··· RECORDS SUPPLIED

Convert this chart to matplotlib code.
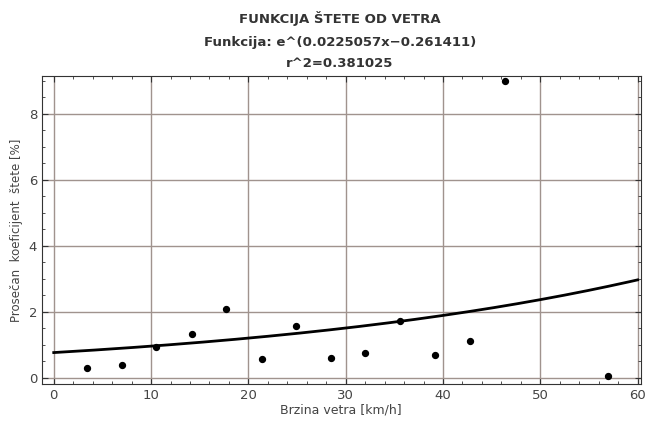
import numpy as np
import matplotlib.pyplot as plt
from matplotlib.ticker import MultipleLocator

# measured points (wind speed km/h, avg damage coefficient %)
brzina = [3.4, 7.0, 10.5, 14.2, 17.7, 21.4, 24.9, 28.5, 32.0, 35.6, 39.2, 42.8, 46.4, 57.0]
steta = [0.30, 0.38, 0.93, 1.32, 2.10, 0.57, 1.57, 0.60, 0.75, 1.72, 0.70, 1.12, 9.00, 0.05]

# fitted exponential e^(a*x + b)
a = 0.0225057
b = -0.261411

fig = plt.figure(figsize=(6.47, 4.21), dpi=100)
ax = fig.add_axes([0.065, 0.088, 0.925, 0.732])

xs = np.linspace(0, 60, 200)
ax.plot(xs, np.exp(a * xs + b), color="black", lw=2, zorder=3)
ax.scatter(brzina, steta, s=18, color="black", zorder=4)

ax.set_xlim(-1.2, 60.3)
ax.set_ylim(-0.18, 9.15)
ax.xaxis.set_major_locator(MultipleLocator(10))
ax.xaxis.set_minor_locator(MultipleLocator(2))
ax.yaxis.set_major_locator(MultipleLocator(2))
ax.yaxis.set_minor_locator(MultipleLocator(0.5))
ax.grid(True, which="major", color="#a0938e", lw=1)
ax.set_axisbelow(True)
ax.tick_params(which="both", direction="in", top=True, right=True, colors="#333333",
               labelsize=9.5, labelcolor="#444444")
ax.tick_params(which="major", length=4)
ax.tick_params(which="minor", length=2)
for s in ax.spines.values():
    s.set_color("#333333")

ax.set_xlabel("Brzina vetra [km/h]", fontsize=9, color="#444444", labelpad=1)
ax.set_ylabel("Prosečan  koeficijent  štete [%]", fontsize=8.5, color="#444444", labelpad=4)

fig.text(0.525, 0.955, "FUNKCIJA ŠTETE OD VETRA", ha="center", va="center",
         fontsize=9.5, fontweight="bold", color="#333333")
fig.text(0.525, 0.9, "Funkcija: e^(0.0225057x−0.261411)", ha="center", va="center",
         fontsize=9.5, fontweight="bold", color="#333333")
fig.text(0.525, 0.848, "r^2=0.381025", ha="center", va="center",
         fontsize=9.5, fontweight="bold", color="#333333")

fig.savefig("out.png", dpi=100)
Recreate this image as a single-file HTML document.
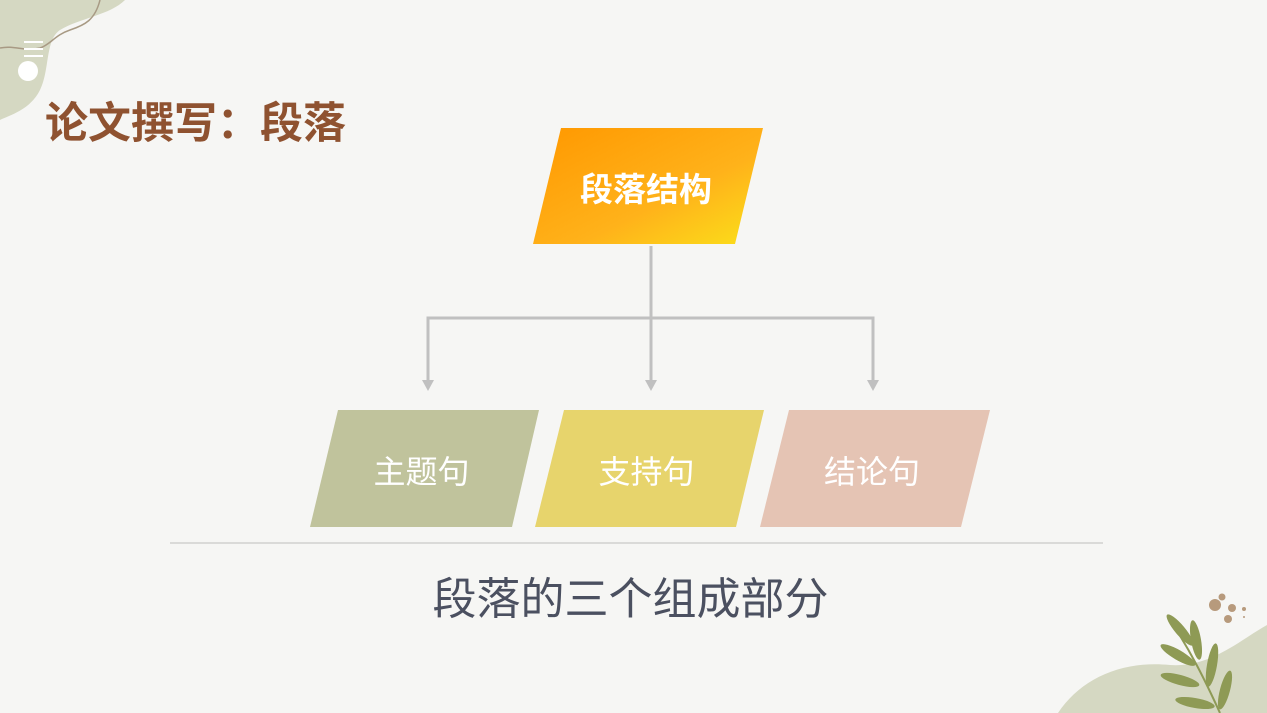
<!DOCTYPE html>
<html><head><meta charset="utf-8"><style>
html,body{margin:0;padding:0}
body{width:1267px;height:713px;background:#f6f6f4;position:relative;overflow:hidden;font-family:"Liberation Sans","Noto Sans CJK SC",sans-serif}
.t{position:absolute;white-space:nowrap}
</style></head><body>
<svg width="1267" height="713" style="position:absolute;left:0;top:0">
<defs><linearGradient id="g" x1="0" y1="0" x2="1" y2="1">
<stop offset="0" stop-color="#ff9800"/><stop offset="0.6" stop-color="#ffb21a"/><stop offset="1" stop-color="#fbe01a"/></linearGradient></defs>
<path d="M0,0 L125,0 C110,15 80,18 60,30 C45,40 50,70 40,90 C30,110 10,115 0,120 Z" fill="#d5d8c2"/>
<path d="M100,0 C95,20 85,25 70,30 C55,35 50,45 40,48 C25,52 15,45 0,48" fill="none" stroke="#a89a84" stroke-width="1.5"/>
<g stroke="#fff" stroke-width="2"><line x1="24" y1="42" x2="43" y2="42"/><line x1="24" y1="49" x2="43" y2="49"/><line x1="24" y1="56" x2="43" y2="56"/></g>
<circle cx="28" cy="71" r="10" fill="#fff"/>
<path d="M1058,713 C1080,680 1120,660 1170,665 C1210,668 1240,640 1267,625 L1267,713 Z" fill="#d5d8c2"/>
<g fill="#8e9a55">
<ellipse cx="1180" cy="630" rx="20" ry="5" transform="rotate(50 1180 630)"/>
<ellipse cx="1178" cy="655" rx="20" ry="5" transform="rotate(30 1178 655)"/>
<ellipse cx="1180" cy="680" rx="20" ry="5" transform="rotate(15 1180 680)"/>
<ellipse cx="1196" cy="640" rx="20" ry="5" transform="rotate(80 1196 640)"/>
<ellipse cx="1212" cy="665" rx="22" ry="5" transform="rotate(100 1212 665)"/>
<ellipse cx="1225" cy="690" rx="20" ry="5" transform="rotate(105 1225 690)"/>
<ellipse cx="1195" cy="703" rx="20" ry="5" transform="rotate(10 1195 703)"/>
</g>
<path d="M1170,620 C1190,650 1205,680 1220,713" stroke="#8e9a55" stroke-width="2" fill="none"/>
<g fill="#b79a7c"><circle cx="1215" cy="605" r="6"/><circle cx="1222" cy="597" r="3.5"/><circle cx="1232" cy="608" r="4"/><circle cx="1228" cy="619" r="4"/><circle cx="1244" cy="609" r="2"/><circle cx="1244" cy="617" r="1"/></g>
<polygon points="561,128 763,128 735,244 533,244" fill="url(#g)"/>
<polygon points="338,410 539,410 512,527 310,527" fill="#c0c39c"/>
<polygon points="564,410 764,410 736,527 535,527" fill="#e7d46c"/>
<polygon points="789,410 990,410 961,527 760,527" fill="#e5c4b4"/>
<g stroke="#c0c0c0" stroke-width="3" fill="none">
<line x1="651" y1="246" x2="651" y2="382"/>
<polyline points="428,382 428,318 873,318 873,382"/>
</g>
<g fill="#c0c0c0">
<polygon points="422,380 434,380 428,391"/><polygon points="645,380 657,380 651,391"/><polygon points="867,380 879,380 873,391"/>
</g>
<line x1="170" y1="543" x2="1103" y2="543" stroke="#bdbdbd" stroke-width="1"/>
</svg>
<div class="t" style="left:45px;top:89px;font-size:43px;font-weight:bold;color:#8f5230">论文撰写：段落</div>
<div class="t" style="left:531px;top:163px;width:230px;text-align:center;font-size:33px;font-weight:bold;color:#fff">段落结构</div>
<div class="t" style="left:307px;top:447px;width:229px;text-align:center;font-size:32px;color:#fff">主题句</div>
<div class="t" style="left:532px;top:447px;width:229px;text-align:center;font-size:32px;color:#fff">支持句</div>
<div class="t" style="left:757px;top:447px;width:230px;text-align:center;font-size:32px;color:#fff">结论句</div>
<div class="t" style="left:0;top:563px;width:1261px;text-align:center;font-size:44px;color:#4b5060">段落的三个组成部分</div>
</body></html>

······

_WRITTEN INSTRUCTION_.
Transcribe all of the records above character for character. Exclude the pictures.

_SOLUTION BELOW_.
Convert this chart to matplotlib code.
import numpy as np
import matplotlib.pyplot as plt
from matplotlib.ticker import MultipleLocator

# measured points (wind speed km/h, avg damage coefficient %)
brzina = [3.4, 7.0, 10.5, 14.2, 17.7, 21.4, 24.9, 28.5, 32.0, 35.6, 39.2, 42.8, 46.4, 57.0]
steta = [0.30, 0.38, 0.93, 1.32, 2.10, 0.57, 1.57, 0.60, 0.75, 1.72, 0.70, 1.12, 9.00, 0.05]

# fitted exponential e^(a*x + b)
a = 0.0225057
b = -0.261411

fig = plt.figure(figsize=(6.47, 4.21), dpi=100)
ax = fig.add_axes([0.065, 0.088, 0.925, 0.732])

xs = np.linspace(0, 60, 200)
ax.plot(xs, np.exp(a * xs + b), color="black", lw=2, zorder=3)
ax.scatter(brzina, steta, s=18, color="black", zorder=4)

ax.set_xlim(-1.2, 60.3)
ax.set_ylim(-0.18, 9.15)
ax.xaxis.set_major_locator(MultipleLocator(10))
ax.xaxis.set_minor_locator(MultipleLocator(2))
ax.yaxis.set_major_locator(MultipleLocator(2))
ax.yaxis.set_minor_locator(MultipleLocator(0.5))
ax.grid(True, which="major", color="#a0938e", lw=1)
ax.set_axisbelow(True)
ax.tick_params(which="both", direction="in", top=True, right=True, colors="#333333",
               labelsize=9.5, labelcolor="#444444")
ax.tick_params(which="major", length=4)
ax.tick_params(which="minor", length=2)
for s in ax.spines.values():
    s.set_color("#333333")

ax.set_xlabel("Brzina vetra [km/h]", fontsize=9, color="#444444", labelpad=1)
ax.set_ylabel("Prosečan  koeficijent  štete [%]", fontsize=8.5, color="#444444", labelpad=4)

fig.text(0.525, 0.955, "FUNKCIJA ŠTETE OD VETRA", ha="center", va="center",
         fontsize=9.5, fontweight="bold", color="#333333")
fig.text(0.525, 0.9, "Funkcija: e^(0.0225057x−0.261411)", ha="center", va="center",
         fontsize=9.5, fontweight="bold", color="#333333")
fig.text(0.525, 0.848, "r^2=0.381025", ha="center", va="center",
         fontsize=9.5, fontweight="bold", color="#333333")

fig.savefig("out.png", dpi=100)
Recreate this image as a single-file HTML document.
<!DOCTYPE html>
<html><head><meta charset="utf-8"><style>
html,body{margin:0;padding:0}
body{width:1267px;height:713px;background:#f6f6f4;position:relative;overflow:hidden;font-family:"Liberation Sans","Noto Sans CJK SC",sans-serif}
.t{position:absolute;white-space:nowrap}
</style></head><body>
<svg width="1267" height="713" style="position:absolute;left:0;top:0">
<defs><linearGradient id="g" x1="0" y1="0" x2="1" y2="1">
<stop offset="0" stop-color="#ff9800"/><stop offset="0.6" stop-color="#ffb21a"/><stop offset="1" stop-color="#fbe01a"/></linearGradient></defs>
<path d="M0,0 L125,0 C110,15 80,18 60,30 C45,40 50,70 40,90 C30,110 10,115 0,120 Z" fill="#d5d8c2"/>
<path d="M100,0 C95,20 85,25 70,30 C55,35 50,45 40,48 C25,52 15,45 0,48" fill="none" stroke="#a89a84" stroke-width="1.5"/>
<g stroke="#fff" stroke-width="2"><line x1="24" y1="42" x2="43" y2="42"/><line x1="24" y1="49" x2="43" y2="49"/><line x1="24" y1="56" x2="43" y2="56"/></g>
<circle cx="28" cy="71" r="10" fill="#fff"/>
<path d="M1058,713 C1080,680 1120,660 1170,665 C1210,668 1240,640 1267,625 L1267,713 Z" fill="#d5d8c2"/>
<g fill="#8e9a55">
<ellipse cx="1180" cy="630" rx="20" ry="5" transform="rotate(50 1180 630)"/>
<ellipse cx="1178" cy="655" rx="20" ry="5" transform="rotate(30 1178 655)"/>
<ellipse cx="1180" cy="680" rx="20" ry="5" transform="rotate(15 1180 680)"/>
<ellipse cx="1196" cy="640" rx="20" ry="5" transform="rotate(80 1196 640)"/>
<ellipse cx="1212" cy="665" rx="22" ry="5" transform="rotate(100 1212 665)"/>
<ellipse cx="1225" cy="690" rx="20" ry="5" transform="rotate(105 1225 690)"/>
<ellipse cx="1195" cy="703" rx="20" ry="5" transform="rotate(10 1195 703)"/>
</g>
<path d="M1170,620 C1190,650 1205,680 1220,713" stroke="#8e9a55" stroke-width="2" fill="none"/>
<g fill="#b79a7c"><circle cx="1215" cy="605" r="6"/><circle cx="1222" cy="597" r="3.5"/><circle cx="1232" cy="608" r="4"/><circle cx="1228" cy="619" r="4"/><circle cx="1244" cy="609" r="2"/><circle cx="1244" cy="617" r="1"/></g>
<polygon points="561,128 763,128 735,244 533,244" fill="url(#g)"/>
<polygon points="338,410 539,410 512,527 310,527" fill="#c0c39c"/>
<polygon points="564,410 764,410 736,527 535,527" fill="#e7d46c"/>
<polygon points="789,410 990,410 961,527 760,527" fill="#e5c4b4"/>
<g stroke="#c0c0c0" stroke-width="3" fill="none">
<line x1="651" y1="246" x2="651" y2="382"/>
<polyline points="428,382 428,318 873,318 873,382"/>
</g>
<g fill="#c0c0c0">
<polygon points="422,380 434,380 428,391"/><polygon points="645,380 657,380 651,391"/><polygon points="867,380 879,380 873,391"/>
</g>
<line x1="170" y1="543" x2="1103" y2="543" stroke="#bdbdbd" stroke-width="1"/>
</svg>
<div class="t" style="left:45px;top:89px;font-size:43px;font-weight:bold;color:#8f5230">论文撰写：段落</div>
<div class="t" style="left:531px;top:163px;width:230px;text-align:center;font-size:33px;font-weight:bold;color:#fff">段落结构</div>
<div class="t" style="left:307px;top:447px;width:229px;text-align:center;font-size:32px;color:#fff">主题句</div>
<div class="t" style="left:532px;top:447px;width:229px;text-align:center;font-size:32px;color:#fff">支持句</div>
<div class="t" style="left:757px;top:447px;width:230px;text-align:center;font-size:32px;color:#fff">结论句</div>
<div class="t" style="left:0;top:563px;width:1261px;text-align:center;font-size:44px;color:#4b5060">段落的三个组成部分</div>
</body></html>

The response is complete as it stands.